(Given problem)
No pictures belong in the copy; return exactly the lines from the one with "Convert this chart to Plotly code." through the one with "import plotly.graph_objects as go", both ends included, and nothing else.

======== The input ========

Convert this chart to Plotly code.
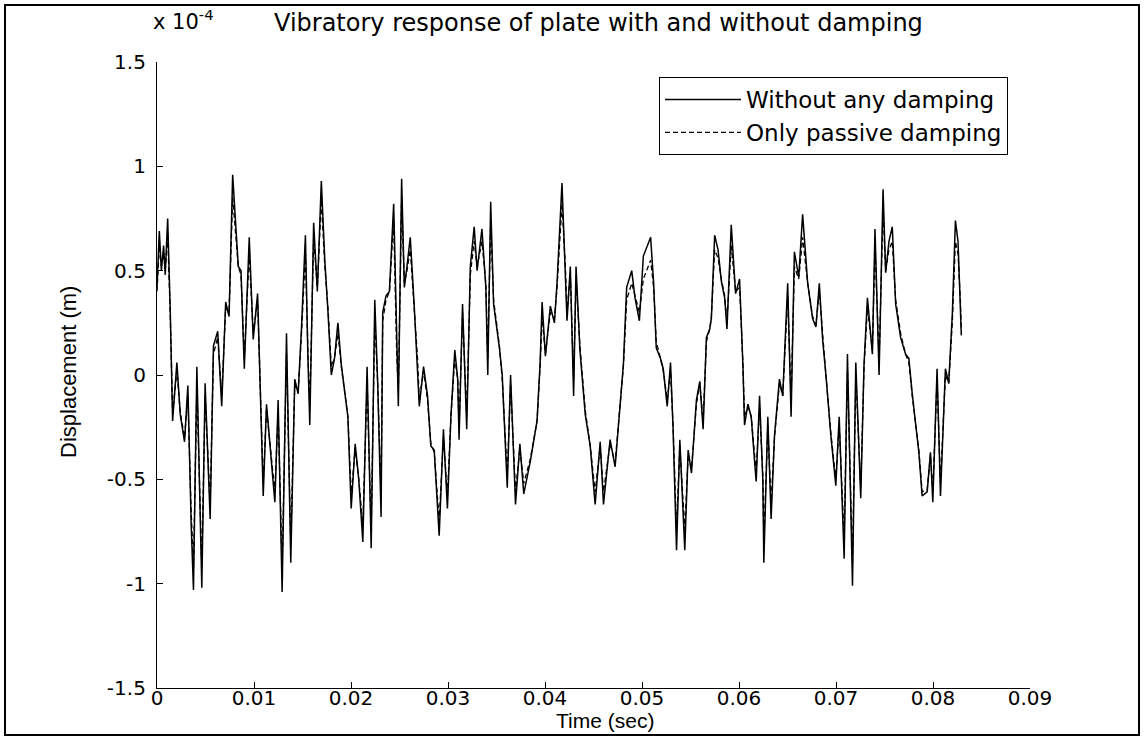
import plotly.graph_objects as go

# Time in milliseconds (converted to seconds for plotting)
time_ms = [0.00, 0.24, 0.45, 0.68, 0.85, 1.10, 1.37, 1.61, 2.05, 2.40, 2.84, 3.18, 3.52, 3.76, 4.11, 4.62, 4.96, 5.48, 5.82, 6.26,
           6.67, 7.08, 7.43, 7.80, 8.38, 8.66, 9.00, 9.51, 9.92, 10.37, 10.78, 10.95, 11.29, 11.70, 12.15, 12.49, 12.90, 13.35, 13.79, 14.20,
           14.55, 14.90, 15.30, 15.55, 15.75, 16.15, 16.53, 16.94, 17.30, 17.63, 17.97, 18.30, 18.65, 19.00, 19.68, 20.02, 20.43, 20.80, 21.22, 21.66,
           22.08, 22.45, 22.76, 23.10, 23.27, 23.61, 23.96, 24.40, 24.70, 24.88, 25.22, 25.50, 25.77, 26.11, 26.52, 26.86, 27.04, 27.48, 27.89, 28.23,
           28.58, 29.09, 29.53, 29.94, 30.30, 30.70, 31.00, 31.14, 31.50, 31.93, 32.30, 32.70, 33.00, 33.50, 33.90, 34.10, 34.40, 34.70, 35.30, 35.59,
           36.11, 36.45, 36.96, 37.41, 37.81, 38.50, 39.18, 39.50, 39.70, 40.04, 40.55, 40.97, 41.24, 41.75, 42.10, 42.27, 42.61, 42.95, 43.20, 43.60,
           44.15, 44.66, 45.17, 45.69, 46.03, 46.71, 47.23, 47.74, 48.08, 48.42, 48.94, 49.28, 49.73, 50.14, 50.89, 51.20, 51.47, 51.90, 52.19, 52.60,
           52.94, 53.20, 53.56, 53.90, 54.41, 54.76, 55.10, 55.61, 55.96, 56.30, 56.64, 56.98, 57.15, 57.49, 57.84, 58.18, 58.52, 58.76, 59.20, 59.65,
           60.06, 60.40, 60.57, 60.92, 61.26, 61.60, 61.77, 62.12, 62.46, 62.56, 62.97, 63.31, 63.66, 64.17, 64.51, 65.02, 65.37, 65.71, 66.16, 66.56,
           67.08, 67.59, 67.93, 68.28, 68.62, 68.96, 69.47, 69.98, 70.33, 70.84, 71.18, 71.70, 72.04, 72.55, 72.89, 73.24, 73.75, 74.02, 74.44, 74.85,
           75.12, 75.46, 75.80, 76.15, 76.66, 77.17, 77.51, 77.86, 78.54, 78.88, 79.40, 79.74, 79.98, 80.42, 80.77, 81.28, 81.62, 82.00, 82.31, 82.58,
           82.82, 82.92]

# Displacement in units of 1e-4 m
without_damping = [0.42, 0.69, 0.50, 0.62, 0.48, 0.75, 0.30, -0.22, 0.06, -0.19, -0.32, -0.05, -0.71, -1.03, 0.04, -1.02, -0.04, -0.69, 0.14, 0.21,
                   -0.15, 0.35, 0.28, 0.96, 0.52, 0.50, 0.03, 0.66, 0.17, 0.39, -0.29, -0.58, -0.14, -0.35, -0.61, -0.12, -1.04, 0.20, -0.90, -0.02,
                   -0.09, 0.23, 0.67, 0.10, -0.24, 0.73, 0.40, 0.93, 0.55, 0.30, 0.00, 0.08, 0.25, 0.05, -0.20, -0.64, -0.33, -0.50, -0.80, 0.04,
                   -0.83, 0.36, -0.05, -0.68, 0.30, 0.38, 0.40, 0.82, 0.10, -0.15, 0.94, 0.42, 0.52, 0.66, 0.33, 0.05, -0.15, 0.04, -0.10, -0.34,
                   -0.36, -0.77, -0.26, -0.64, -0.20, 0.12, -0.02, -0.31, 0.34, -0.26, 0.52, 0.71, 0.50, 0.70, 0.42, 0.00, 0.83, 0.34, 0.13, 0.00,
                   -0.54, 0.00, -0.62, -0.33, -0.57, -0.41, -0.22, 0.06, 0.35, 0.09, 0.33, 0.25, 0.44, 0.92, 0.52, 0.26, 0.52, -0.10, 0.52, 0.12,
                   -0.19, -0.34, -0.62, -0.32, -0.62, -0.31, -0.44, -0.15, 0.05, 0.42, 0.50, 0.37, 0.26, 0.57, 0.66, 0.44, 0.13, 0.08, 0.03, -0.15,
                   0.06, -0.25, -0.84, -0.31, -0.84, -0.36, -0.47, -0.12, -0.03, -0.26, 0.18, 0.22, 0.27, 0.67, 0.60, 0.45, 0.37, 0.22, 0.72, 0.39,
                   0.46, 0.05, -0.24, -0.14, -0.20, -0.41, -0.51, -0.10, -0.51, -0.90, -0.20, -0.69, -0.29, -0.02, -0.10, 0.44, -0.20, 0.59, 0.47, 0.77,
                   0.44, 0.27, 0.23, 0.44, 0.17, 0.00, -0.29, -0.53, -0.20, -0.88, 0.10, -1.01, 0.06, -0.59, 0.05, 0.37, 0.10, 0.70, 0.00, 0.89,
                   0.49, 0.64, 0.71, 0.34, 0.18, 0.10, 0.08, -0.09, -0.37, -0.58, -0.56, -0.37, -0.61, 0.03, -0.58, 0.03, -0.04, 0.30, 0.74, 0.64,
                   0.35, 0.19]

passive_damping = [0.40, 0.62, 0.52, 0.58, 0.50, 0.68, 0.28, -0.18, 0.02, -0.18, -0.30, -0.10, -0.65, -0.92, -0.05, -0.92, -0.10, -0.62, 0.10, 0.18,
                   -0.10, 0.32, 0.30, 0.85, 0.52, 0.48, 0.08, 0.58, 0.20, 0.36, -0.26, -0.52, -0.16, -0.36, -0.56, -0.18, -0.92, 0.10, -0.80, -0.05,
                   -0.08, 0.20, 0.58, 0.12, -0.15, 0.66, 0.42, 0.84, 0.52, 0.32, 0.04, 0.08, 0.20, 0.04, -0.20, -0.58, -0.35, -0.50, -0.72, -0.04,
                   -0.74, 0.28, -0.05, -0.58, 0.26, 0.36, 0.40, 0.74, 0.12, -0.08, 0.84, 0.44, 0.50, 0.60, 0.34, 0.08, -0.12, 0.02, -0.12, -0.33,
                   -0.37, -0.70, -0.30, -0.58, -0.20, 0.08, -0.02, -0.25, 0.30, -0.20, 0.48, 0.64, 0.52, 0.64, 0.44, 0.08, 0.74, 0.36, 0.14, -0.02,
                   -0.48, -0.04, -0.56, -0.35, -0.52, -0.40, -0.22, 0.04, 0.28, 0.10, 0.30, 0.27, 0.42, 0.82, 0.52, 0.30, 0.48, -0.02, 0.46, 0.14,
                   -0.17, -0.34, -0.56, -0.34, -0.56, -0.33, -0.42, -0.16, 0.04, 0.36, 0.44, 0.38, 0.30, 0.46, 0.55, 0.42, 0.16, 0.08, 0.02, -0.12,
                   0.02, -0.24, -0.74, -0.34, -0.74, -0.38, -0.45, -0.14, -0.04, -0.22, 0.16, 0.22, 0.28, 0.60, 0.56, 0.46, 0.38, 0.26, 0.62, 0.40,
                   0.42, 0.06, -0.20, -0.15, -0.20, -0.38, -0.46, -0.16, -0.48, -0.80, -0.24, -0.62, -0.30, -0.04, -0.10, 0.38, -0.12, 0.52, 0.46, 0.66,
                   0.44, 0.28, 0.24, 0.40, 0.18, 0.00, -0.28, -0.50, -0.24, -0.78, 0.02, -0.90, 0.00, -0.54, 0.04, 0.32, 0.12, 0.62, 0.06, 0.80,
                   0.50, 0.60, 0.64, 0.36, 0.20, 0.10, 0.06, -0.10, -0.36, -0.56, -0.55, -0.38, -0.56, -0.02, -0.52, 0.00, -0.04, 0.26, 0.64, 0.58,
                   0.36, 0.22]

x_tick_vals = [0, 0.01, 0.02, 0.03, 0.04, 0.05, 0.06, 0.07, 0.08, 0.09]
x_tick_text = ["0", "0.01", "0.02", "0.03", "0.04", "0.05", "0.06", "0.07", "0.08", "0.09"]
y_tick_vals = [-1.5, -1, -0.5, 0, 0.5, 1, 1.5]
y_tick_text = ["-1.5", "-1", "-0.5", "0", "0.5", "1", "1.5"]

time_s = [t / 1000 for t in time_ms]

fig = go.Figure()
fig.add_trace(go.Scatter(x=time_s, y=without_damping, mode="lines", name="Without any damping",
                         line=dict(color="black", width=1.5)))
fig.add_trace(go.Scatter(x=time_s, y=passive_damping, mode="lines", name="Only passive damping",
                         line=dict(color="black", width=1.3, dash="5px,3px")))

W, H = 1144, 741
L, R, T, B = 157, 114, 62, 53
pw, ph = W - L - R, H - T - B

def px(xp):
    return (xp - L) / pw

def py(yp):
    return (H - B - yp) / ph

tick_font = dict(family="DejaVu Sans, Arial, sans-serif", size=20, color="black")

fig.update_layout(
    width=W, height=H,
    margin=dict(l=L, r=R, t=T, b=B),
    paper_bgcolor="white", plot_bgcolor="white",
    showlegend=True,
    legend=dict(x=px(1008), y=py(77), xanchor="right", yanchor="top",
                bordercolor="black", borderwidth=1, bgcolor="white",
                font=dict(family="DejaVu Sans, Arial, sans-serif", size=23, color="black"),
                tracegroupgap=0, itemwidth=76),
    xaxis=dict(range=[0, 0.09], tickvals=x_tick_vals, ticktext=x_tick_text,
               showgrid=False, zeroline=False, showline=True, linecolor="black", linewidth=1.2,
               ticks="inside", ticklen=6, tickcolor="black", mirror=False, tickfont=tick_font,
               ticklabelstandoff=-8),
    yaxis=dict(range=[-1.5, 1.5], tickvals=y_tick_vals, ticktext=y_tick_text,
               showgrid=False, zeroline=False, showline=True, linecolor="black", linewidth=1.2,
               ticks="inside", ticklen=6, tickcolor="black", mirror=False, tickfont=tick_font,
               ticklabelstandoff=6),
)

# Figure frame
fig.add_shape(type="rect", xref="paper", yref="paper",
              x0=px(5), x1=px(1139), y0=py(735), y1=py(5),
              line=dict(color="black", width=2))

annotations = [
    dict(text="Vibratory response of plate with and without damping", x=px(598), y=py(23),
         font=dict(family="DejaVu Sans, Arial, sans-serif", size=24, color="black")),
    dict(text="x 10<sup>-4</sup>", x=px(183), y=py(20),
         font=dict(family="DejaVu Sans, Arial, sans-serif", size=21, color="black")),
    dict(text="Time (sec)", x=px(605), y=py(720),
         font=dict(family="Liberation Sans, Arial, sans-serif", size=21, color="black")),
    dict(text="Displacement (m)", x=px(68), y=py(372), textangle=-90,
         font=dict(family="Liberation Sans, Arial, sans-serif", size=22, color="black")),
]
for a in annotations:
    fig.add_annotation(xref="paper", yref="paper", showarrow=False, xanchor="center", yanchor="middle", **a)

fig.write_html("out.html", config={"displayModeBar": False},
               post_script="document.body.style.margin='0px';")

========
======== The input ========

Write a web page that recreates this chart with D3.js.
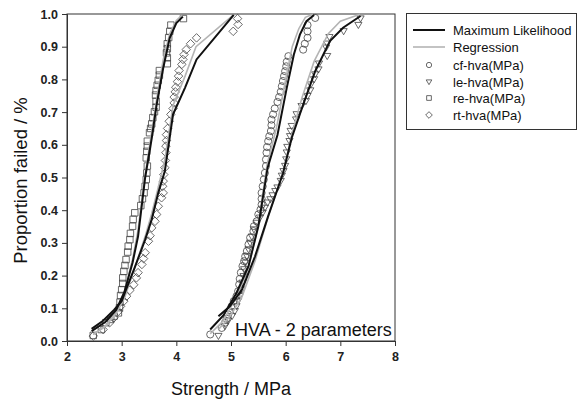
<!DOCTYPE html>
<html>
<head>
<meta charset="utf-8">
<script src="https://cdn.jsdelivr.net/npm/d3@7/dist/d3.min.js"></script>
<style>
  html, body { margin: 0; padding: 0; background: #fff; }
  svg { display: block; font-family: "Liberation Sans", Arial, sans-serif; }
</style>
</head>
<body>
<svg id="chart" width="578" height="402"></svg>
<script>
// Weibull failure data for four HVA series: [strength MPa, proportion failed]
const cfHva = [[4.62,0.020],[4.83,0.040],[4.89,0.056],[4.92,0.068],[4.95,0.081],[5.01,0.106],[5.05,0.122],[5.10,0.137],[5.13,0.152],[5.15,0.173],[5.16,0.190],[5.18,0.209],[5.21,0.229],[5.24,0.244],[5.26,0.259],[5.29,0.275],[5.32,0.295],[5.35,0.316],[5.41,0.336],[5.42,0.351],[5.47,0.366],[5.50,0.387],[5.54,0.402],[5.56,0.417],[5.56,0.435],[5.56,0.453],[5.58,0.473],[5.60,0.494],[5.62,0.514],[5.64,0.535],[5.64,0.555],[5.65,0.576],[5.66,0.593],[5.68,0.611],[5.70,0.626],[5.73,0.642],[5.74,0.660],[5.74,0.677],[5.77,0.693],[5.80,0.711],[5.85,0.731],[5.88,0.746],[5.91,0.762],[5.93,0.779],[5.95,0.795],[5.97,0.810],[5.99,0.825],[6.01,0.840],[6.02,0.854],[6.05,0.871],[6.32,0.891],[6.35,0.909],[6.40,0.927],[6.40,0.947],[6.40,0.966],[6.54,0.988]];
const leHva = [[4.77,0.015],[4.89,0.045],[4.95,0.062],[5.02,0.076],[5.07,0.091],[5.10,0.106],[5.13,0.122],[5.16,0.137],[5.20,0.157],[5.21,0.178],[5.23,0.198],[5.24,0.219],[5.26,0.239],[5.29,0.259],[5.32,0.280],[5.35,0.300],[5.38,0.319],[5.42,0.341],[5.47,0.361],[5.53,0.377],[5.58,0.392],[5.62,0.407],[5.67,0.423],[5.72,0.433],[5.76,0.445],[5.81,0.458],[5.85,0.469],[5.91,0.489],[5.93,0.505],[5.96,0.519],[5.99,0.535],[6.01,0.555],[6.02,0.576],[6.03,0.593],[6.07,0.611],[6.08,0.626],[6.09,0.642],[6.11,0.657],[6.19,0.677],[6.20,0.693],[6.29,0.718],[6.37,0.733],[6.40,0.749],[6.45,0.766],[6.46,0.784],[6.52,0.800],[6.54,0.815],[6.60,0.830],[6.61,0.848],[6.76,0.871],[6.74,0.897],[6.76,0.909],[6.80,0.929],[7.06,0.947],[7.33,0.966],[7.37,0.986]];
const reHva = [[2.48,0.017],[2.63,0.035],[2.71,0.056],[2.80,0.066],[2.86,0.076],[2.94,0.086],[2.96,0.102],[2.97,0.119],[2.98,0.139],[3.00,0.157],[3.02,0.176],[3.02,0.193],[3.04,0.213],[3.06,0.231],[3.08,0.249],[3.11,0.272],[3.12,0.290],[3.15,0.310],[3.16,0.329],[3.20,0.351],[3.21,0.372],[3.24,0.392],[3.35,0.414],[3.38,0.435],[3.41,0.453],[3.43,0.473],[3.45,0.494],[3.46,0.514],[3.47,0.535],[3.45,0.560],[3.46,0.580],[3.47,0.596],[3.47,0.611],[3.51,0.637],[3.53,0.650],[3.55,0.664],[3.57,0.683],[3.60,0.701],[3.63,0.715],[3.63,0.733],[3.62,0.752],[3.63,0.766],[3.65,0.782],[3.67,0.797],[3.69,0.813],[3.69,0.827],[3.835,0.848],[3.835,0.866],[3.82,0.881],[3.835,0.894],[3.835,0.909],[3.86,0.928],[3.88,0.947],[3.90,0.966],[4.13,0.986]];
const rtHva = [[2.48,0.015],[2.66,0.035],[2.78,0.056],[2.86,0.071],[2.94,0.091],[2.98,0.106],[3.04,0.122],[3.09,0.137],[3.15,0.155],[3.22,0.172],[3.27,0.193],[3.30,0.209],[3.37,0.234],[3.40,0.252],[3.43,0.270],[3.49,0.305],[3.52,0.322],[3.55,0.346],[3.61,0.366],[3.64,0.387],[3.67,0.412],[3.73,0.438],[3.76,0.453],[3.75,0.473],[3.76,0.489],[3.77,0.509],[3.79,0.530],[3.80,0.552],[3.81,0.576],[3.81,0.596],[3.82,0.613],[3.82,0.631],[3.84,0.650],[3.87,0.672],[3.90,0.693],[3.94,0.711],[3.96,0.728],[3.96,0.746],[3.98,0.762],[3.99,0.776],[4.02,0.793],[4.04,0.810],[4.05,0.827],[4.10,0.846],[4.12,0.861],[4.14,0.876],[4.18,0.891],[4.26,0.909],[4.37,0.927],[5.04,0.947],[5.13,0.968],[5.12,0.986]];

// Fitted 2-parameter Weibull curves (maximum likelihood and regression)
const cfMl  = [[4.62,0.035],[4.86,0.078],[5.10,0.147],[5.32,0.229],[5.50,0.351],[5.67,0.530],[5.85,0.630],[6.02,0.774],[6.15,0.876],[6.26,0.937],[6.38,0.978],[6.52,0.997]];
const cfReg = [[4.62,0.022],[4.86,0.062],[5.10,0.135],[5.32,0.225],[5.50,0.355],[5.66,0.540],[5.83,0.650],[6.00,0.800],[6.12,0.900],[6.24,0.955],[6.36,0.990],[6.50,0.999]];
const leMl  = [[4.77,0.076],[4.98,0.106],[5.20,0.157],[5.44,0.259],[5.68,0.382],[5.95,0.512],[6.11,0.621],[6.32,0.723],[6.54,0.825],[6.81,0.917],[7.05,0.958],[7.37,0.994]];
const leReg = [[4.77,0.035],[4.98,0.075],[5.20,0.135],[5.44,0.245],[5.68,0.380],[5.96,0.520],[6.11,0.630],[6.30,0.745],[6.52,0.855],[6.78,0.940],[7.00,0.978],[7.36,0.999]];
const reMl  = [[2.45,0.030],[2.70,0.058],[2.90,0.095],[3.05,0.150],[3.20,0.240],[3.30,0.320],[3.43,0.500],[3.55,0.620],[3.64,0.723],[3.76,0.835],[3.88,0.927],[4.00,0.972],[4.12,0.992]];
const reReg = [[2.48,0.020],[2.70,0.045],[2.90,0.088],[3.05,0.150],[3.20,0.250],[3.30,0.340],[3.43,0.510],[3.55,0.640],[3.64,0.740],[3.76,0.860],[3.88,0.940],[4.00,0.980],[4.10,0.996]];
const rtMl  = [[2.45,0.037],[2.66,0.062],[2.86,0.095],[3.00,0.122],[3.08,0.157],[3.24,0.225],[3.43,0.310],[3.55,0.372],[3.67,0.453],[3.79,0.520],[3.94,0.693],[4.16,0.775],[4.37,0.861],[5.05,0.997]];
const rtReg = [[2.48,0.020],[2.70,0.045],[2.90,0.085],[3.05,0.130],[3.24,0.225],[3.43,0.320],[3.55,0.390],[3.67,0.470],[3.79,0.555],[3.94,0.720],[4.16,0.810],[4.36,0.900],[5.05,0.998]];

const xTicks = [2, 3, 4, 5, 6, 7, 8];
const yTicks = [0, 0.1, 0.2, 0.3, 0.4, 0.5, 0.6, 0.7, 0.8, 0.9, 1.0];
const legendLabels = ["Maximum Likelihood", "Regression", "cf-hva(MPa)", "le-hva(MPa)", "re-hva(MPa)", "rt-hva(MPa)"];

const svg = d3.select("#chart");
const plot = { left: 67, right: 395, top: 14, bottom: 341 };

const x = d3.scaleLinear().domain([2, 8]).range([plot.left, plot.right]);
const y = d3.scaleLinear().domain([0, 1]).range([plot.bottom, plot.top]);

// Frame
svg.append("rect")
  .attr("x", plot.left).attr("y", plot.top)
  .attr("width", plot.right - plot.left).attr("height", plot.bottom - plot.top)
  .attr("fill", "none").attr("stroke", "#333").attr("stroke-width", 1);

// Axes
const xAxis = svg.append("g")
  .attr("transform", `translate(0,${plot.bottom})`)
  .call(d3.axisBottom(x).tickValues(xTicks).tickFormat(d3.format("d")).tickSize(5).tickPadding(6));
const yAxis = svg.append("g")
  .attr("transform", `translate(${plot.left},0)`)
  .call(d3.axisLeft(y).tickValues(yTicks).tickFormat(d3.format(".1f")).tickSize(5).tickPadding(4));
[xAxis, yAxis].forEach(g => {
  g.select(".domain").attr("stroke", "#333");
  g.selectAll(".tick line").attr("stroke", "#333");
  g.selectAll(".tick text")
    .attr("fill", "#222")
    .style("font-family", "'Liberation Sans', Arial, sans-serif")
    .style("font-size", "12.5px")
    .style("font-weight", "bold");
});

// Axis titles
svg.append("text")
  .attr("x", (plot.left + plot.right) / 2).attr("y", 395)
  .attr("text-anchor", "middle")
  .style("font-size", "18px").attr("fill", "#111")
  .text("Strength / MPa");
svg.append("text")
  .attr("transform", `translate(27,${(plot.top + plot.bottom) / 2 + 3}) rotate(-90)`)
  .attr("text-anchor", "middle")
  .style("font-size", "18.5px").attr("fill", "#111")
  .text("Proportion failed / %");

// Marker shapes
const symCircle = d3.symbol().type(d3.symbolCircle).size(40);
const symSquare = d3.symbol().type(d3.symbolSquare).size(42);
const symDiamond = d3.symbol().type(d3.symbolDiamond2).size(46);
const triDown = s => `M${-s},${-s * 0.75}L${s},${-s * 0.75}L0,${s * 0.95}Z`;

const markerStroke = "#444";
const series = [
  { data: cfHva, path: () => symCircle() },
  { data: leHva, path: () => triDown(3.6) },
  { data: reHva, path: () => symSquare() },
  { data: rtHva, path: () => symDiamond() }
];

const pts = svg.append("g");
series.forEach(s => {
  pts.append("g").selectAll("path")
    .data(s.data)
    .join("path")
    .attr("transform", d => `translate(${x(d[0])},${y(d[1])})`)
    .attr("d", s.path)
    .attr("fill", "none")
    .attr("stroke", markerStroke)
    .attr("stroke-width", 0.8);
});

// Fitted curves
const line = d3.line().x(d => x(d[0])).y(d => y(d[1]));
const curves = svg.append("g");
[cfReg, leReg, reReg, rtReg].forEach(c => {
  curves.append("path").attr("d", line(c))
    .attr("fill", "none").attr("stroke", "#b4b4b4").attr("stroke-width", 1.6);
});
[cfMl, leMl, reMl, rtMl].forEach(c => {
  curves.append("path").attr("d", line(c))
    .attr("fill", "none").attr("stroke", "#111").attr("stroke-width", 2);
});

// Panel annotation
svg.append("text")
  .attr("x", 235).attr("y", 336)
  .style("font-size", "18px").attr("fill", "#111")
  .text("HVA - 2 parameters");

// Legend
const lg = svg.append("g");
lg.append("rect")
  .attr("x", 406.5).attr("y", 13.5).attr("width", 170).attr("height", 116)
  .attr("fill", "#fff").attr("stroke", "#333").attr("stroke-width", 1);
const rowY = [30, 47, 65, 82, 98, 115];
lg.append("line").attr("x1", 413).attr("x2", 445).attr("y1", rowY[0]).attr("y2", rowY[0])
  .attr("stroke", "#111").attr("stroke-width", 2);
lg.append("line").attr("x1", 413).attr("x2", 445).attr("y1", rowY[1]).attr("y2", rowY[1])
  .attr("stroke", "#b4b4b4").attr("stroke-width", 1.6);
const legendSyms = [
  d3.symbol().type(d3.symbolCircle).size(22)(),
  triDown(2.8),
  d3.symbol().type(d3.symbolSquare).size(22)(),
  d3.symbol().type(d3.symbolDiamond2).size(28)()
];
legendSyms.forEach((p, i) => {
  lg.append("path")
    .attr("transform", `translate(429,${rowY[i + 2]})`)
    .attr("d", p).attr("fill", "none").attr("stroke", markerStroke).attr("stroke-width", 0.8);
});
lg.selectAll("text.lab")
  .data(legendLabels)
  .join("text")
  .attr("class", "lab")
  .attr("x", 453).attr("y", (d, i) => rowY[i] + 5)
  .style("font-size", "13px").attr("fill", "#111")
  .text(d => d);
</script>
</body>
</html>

========

(Finished exercise)
Convert this chart to Plotly code.
import plotly.graph_objects as go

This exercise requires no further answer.